Propylene Glycol vs Red Dye 3: which is worse?

What is Propylene Glycol?

Propylene glycol is a synthetic organic compound used as a humectant, solvent, and emulsifier in food, pharmaceuticals, cosmetics, and industrial applications. It is produced from propylene oxide (derived from petroleum). Its chemical formula is C3H8O2.

What is Red Dye 3?

Red Dye 3 (erythrosine) is a synthetic cherry-pink fluorescent dye belonging to the xanthene class. It contains approximately 58% iodine by weight, distinguishing it from azo dyes. Its chemical formula is C20H6I4Na2O5. Approved since 1907, it is one of the oldest certified US food colorants and was notably the first synthetic food dye formally revoked by the FDA in decades.

Documented risks

Propylene Glycol: Propylene glycol is generally considered safe by the FDA and is metabolized by the liver to lactic acid and pyruvate (normal metabolites).
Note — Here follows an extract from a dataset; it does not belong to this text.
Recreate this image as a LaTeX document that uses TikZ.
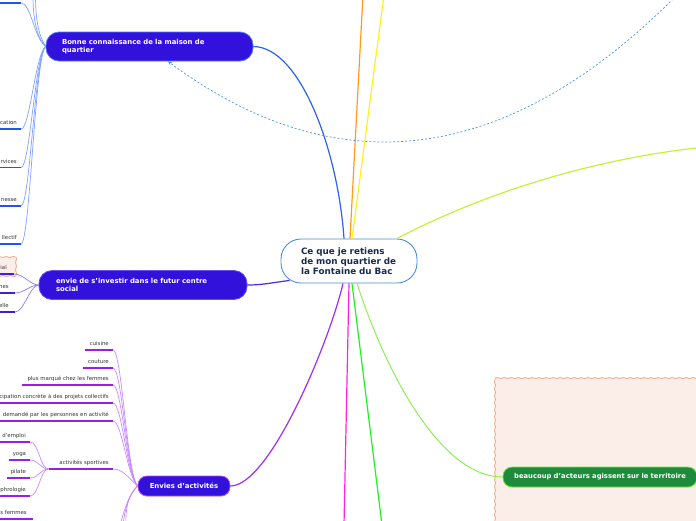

However, at high doses — particularly from intravenous pharmaceutical formulations — propylene glycol can accumulate and cause lactic acidosis, kidney toxicity, and CNS effects. These effects are seen in critically ill patients receiving high-dose PG-containing intravenous medications, not from food consumption. In children and people with impaired liver or kidney function, PG accumulation may occur at lower doses than in healthy adults. Animal studies have found reproductive and developmental effects at high doses. EFSA's 2018 re-evaluation found no concerns at typical food use levels but noted the EU limits PG use as a direct food additive, using it only as a carrier solvent for permitted additives.

Red Dye 3: The FDA revoked Red Dye 3 authorization in January 2025, marking the first synthetic food dye ban by the FDA since Red Dye 2 in 1976. The revocation was triggered by the Delaney Clause, which mandates revocation of any food additive found to cause cancer in animals regardless of dose. The carcinogenicity data stems from studies showing that high doses of erythrosine caused thyroid follicular cell tumors in male rats. The mechanism is indirect: erythrosine suppresses thyroid-stimulating hormone (TSH) feedback by elevating thyroxine (T4) levels, causing chronic TSH suppression that promotes thyroid cell proliferation and ultimately tumor formation. This is a rat-specific mechanism related to their thyroxine-binding protein system, which differs from human biology. EFSA's 2011 comprehensive safety assessment concluded erythrosine was unlikely to be genotoxic at typical food use levels and set an ADI of 0.1 mg/kg body weight — one of the lowest for any food color. EFSA restricted EU use to cocktail cherries only (max 200 mg/kg). The high iodine content (58% by weight) raises concerns for thyroid-sensitive individuals. Excessive erythrosine intake could theoretically contribute to iodine overload and thyroid disruption, particularly in individuals with hyperthyroidism or Hashimoto's disease. The FDA had been aware of the rat thyroid tumor data since 1990 but delayed action for 35 years. Advocacy groups including CSPI petitioned for a ban since 1983. The January 2025 revocation finally addressed this long-standing regulatory gap.